The MySQL full text search is often switched off due to performance issues.

It also has in its default configuration a word stop list that can make for a poor search i.e. try to find R Smith amongst the Smiths.


---Possible solutions----

  • The search engine should be a separate database server so as to not impact the main servers. (load spreading)
  • Create the search index ourselves. (Optimising the search terms and data tables)
  • The search index can either be created at edit save time. (slows responsiveness)
  • The index can be created in the background. (delays the index but increases responsiveness and allows the casual browser the best performance)
  • Another available timeslot is when a user spell checks an article.(medium impact)

Writing our own search engine from scratch can be optimised for our requirements and therefore be faster.
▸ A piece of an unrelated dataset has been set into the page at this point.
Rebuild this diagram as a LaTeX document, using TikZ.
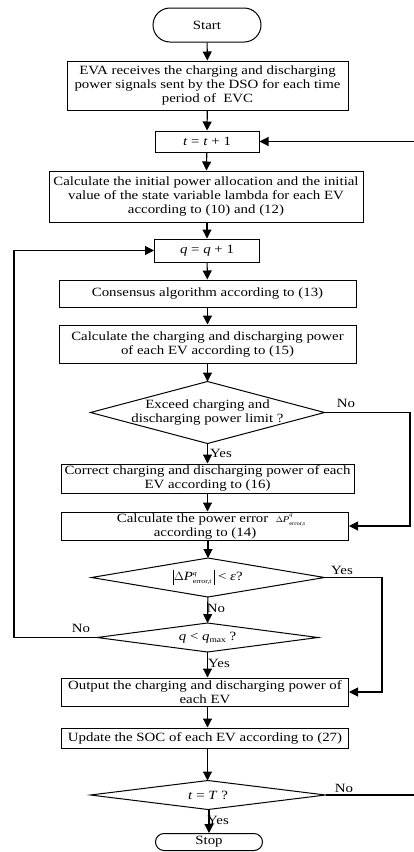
\documentclass[tikz,border=0pt]{standalone}
\usepackage{fontspec}
\setmainfont{Liberation Serif}[FakeStretch=1.18]
\usetikzlibrary{arrows.meta,shapes.geometric}
\newcommand\mi[1]{\textit{#1}}
\newcommand\fsz{\fontsize{12.6}{14}\selectfont}
\newcommand\sps[3]{\makebox[0pt][l]{\raisebox{0.95ex}{\fontsize{#3}{#3}\selectfont\mi{#1}}}\raisebox{-0.6ex}{\fontsize{#3}{#3}\selectfont #2}}
\begin{document}
\begin{tikzpicture}[x=1pt,y=-1pt,
  box/.style={draw, line width=1pt, rectangle, inner sep=0pt, align=center, font=\fsz},
  term/.style={draw, line width=1pt, rectangle, inner sep=0pt, align=center, font=\fsz},
  dec/.style={draw, line width=1pt, diamond, inner sep=0pt, outer sep=0pt},
  dtext/.style={align=center, font=\fsz, inner sep=0pt},
  lab/.style={font=\fsz, inner sep=0pt},
  arr/.style={-{Triangle[length=9pt,width=9pt]}, line width=1.1pt},
  ln/.style={line width=1.1pt}]
\path[use as bounding box] (0,0) rectangle (414,852);
\clip (0,0) rectangle (414,852);
% nodes
\node[term, rounded corners=17pt, minimum width=108pt, minimum height=34pt] (start) at (207,25) {Start};
\node[box, minimum width=281pt, minimum height=49pt] (b1) at (207.5,85.5) {EVA receives the charging and discharging\\power signals sent by the DSO for each time\\period of\ \ EVC};
\node[box, minimum width=104pt, minimum height=21pt] (tb) at (207,141.5) {\mi{t} = \mi{t} + 1};
\node[box, minimum width=314pt, minimum height=51pt] (init) at (206,196.5) {Calculate the initial power allocation and the initial\\value of the state variable lambda for each EV\\according to (10) and (12)};
\node[box, minimum width=105pt, minimum height=23pt] (qb) at (207,250.5) {\mi{q} = \mi{q} + 1};
\node[box, minimum width=297pt, minimum height=27pt] (cons) at (207.5,293.5) {Consensus algorithm according to (13)};
\node[box, minimum width=297pt, minimum height=38pt] (calc) at (207.5,344) {Calculate the charging and discharging power\\of each EV according to (15)};
\node[dec, minimum width=234pt, minimum height=62pt] (d1) at (207.5,412.5) {};
\node[dtext] (d1t) at (207.5,412.5) {Exceed charging and\\discharging power limit ?};
\node[box, minimum width=293pt, minimum height=29pt] (corr) at (207.5,478.5) {Correct charging and discharging power of each\\EV according to (16)};
\node[box, minimum width=287pt, minimum height=28pt] (err) at (205,526) {\hspace*{12pt}Calculate the power error \ {\fontsize{8}{8}\selectfont$\Delta$}\mi{\fontsize{9}{9}\selectfont P}\sps{q}{error,t}{5.5}\\according to (14)};
\node[dec, minimum width=233pt, minimum height=39pt] (d2) at (208,577.5) {};
\node[dtext] (d2t) at (208,577.5) {\rule[-4.5pt]{0.7pt}{15pt}$\Delta$\mi{P}\sps{q}{error,t}{6.5}\,\rule[-4.5pt]{0.7pt}{15pt} < \mi{ε}?};
\node[dec, minimum width=221pt, minimum height=29pt] (d3) at (207.5,637.5) {};
\node[dtext] (d3t) at (207.5,637.5) {\mi{q} < \mi{q}\raisebox{-0.45ex}{\fontsize{8}{8}\selectfont max} ?};
\node[box, minimum width=287pt, minimum height=28pt] (out) at (205,692) {Output the charging and discharging power of\\each EV};
\node[box, minimum width=287pt, minimum height=20pt] (upd) at (205,738) {Update the SOC of each EV according to (27)};
\node[dec, minimum width=235pt, minimum height=29pt] (d4) at (208,795) {};
\node[dtext] (d4t) at (208,795) {\mi{t} = \mi{T} ?};
\node[term, rounded corners=8.5pt, minimum width=107pt, minimum height=17pt] (stop) at (209,842) {Stop};
% rails
\coordinate (rr1) at (410,0);
\coordinate (rr2) at (382,0);
\coordinate (rl) at (14,0);
\coordinate (rr3) at (420,0);
% main flow
\draw[arr] (start) -- (b1);
\draw[arr] (b1) -- (tb);
\draw[arr] (tb) -- (init);
\draw[arr] (init.south -| qb) -- (qb);
\draw[arr] (qb) -- (cons);
\draw[arr] (cons) -- (calc);
\draw[arr] (calc.south -| d1) -- (d1);
\draw[arr] (d1) -- (d1 |- corr.north);
\draw[arr] (corr.south -| d1) -- (d1 |- err.north);
\draw[arr] (err.south -| d2) -- (d2);
\draw[arr] (d2) -- (d3);
\draw[arr] (d3) -- (d3 |- out.north);
\draw[arr] (out.south -| d3) -- (d3 |- upd.north);
\draw[arr] (upd.south -| d3) -- (d3 |- d4.north);
\draw[arr] (d4.south -| stop) -- (stop);
% loops
\draw[arr] (d1.east) -- (d1.east -| rr1) |- (err.east);
\draw[arr] (d2.east) -- (d2.east -| rr2) |- (out.east);
\draw[arr] (d3.west) -- (d3.west -| rl) |- (qb.west);
\draw[arr] (d4.east) -- (d4.east -| rr3) |- (tb.east);
% labels
\node[lab] (l1) at (346,403) {No};
\node[lab] (l2) at (221,453) {Yes};
\node[lab] (l3) at (342,570) {Yes};
\node[lab] (l4) at (216,608) {No};
\node[lab] (l5) at (81,628) {No};
\node[lab] (l6) at (219,663) {Yes};
\node[lab] (l7) at (344,788) {No};
\node[lab] (l8) at (218,820) {Yes};
\end{tikzpicture}
\end{document}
See also User:archivist in the few lists that i have seen for Full text search nowhere is there a mention of the Windows Desktop Search. I agree that it is based on windows but it has a .net as well as a com Interface definetely something that can be looked into other advantages being it has a GUI for Administration and we can also change a Lot of parameters using the Console.has the ability to throttle up or down as per needs. completely compatible with Unicode supports various file Formats. including HTML/RTF/TEXT etc. has add ons for File types like PDF. provides a interface to create you own filter for your own File type. Supports 23 languages. is Unicode compliant. sounds like a good option for me.